[begin Collected material]
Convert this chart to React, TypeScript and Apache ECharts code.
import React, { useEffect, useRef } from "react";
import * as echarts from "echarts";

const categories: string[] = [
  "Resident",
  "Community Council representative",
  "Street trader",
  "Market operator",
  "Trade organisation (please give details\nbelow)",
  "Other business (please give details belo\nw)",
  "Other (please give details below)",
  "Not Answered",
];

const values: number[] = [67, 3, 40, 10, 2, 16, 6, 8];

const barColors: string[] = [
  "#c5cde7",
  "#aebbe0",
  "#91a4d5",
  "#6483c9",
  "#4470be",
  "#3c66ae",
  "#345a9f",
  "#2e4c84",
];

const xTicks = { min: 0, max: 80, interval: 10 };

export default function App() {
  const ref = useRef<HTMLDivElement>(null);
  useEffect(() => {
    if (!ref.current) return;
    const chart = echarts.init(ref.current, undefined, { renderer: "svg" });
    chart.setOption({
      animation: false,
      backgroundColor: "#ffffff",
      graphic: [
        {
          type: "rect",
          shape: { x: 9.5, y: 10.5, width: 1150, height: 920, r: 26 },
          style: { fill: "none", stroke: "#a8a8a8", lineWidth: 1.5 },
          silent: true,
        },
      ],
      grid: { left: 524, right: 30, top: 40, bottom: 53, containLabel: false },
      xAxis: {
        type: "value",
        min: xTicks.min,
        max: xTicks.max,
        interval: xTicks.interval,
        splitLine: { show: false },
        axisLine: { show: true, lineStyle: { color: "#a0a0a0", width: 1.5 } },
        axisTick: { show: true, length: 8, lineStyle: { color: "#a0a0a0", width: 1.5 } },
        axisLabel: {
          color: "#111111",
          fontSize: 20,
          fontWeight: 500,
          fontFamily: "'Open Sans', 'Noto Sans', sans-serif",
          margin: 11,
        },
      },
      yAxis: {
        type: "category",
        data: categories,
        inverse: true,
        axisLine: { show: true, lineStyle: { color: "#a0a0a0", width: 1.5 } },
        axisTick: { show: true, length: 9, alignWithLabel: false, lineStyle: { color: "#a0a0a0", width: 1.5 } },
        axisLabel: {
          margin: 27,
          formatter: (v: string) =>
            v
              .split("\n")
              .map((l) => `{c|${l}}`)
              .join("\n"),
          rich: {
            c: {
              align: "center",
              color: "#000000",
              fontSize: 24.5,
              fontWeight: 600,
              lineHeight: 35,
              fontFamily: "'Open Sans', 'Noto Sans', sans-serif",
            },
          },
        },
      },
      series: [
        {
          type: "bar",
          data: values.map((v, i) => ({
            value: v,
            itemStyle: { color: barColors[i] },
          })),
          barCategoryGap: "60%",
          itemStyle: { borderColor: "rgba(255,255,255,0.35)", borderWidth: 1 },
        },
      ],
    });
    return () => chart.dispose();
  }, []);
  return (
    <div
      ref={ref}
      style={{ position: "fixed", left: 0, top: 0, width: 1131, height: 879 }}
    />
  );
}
[end Collected material]
> Exercise details: Copy all the lines, exactly.

> Solution to this problem:
Convert this chart to React, TypeScript and Apache ECharts code.
import React, { useEffect, useRef } from "react";
import * as echarts from "echarts";

const categories: string[] = [
  "Resident",
  "Community Council representative",
  "Street trader",
  "Market operator",
  "Trade organisation (please give details\nbelow)",
  "Other business (please give details belo\nw)",
  "Other (please give details below)",
  "Not Answered",
];

const values: number[] = [67, 3, 40, 10, 2, 16, 6, 8];

const barColors: string[] = [
  "#c5cde7",
  "#aebbe0",
  "#91a4d5",
  "#6483c9",
  "#4470be",
  "#3c66ae",
  "#345a9f",
  "#2e4c84",
];

const xTicks = { min: 0, max: 80, interval: 10 };

export default function App() {
  const ref = useRef<HTMLDivElement>(null);
  useEffect(() => {
    if (!ref.current) return;
    const chart = echarts.init(ref.current, undefined, { renderer: "svg" });
    chart.setOption({
      animation: false,
      backgroundColor: "#ffffff",
      graphic: [
        {
          type: "rect",
          shape: { x: 9.5, y: 10.5, width: 1150, height: 920, r: 26 },
          style: { fill: "none", stroke: "#a8a8a8", lineWidth: 1.5 },
          silent: true,
        },
      ],
      grid: { left: 524, right: 30, top: 40, bottom: 53, containLabel: false },
      xAxis: {
        type: "value",
        min: xTicks.min,
        max: xTicks.max,
        interval: xTicks.interval,
        splitLine: { show: false },
        axisLine: { show: true, lineStyle: { color: "#a0a0a0", width: 1.5 } },
        axisTick: { show: true, length: 8, lineStyle: { color: "#a0a0a0", width: 1.5 } },
        axisLabel: {
          color: "#111111",
          fontSize: 20,
          fontWeight: 500,
          fontFamily: "'Open Sans', 'Noto Sans', sans-serif",
          margin: 11,
        },
      },
      yAxis: {
        type: "category",
        data: categories,
        inverse: true,
        axisLine: { show: true, lineStyle: { color: "#a0a0a0", width: 1.5 } },
        axisTick: { show: true, length: 9, alignWithLabel: false, lineStyle: { color: "#a0a0a0", width: 1.5 } },
        axisLabel: {
          margin: 27,
          formatter: (v: string) =>
            v
              .split("\n")
              .map((l) => `{c|${l}}`)
              .join("\n"),
          rich: {
            c: {
              align: "center",
              color: "#000000",
              fontSize: 24.5,
              fontWeight: 600,
              lineHeight: 35,
              fontFamily: "'Open Sans', 'Noto Sans', sans-serif",
            },
          },
        },
      },
      series: [
        {
          type: "bar",
          data: values.map((v, i) => ({
            value: v,
            itemStyle: { color: barColors[i] },
          })),
          barCategoryGap: "60%",
          itemStyle: { borderColor: "rgba(255,255,255,0.35)", borderWidth: 1 },
        },
      ],
    });
    return () => chart.dispose();
  }, []);
  return (
    <div
      ref={ref}
      style={{ position: "fixed", left: 0, top: 0, width: 1131, height: 879 }}
    />
  );
}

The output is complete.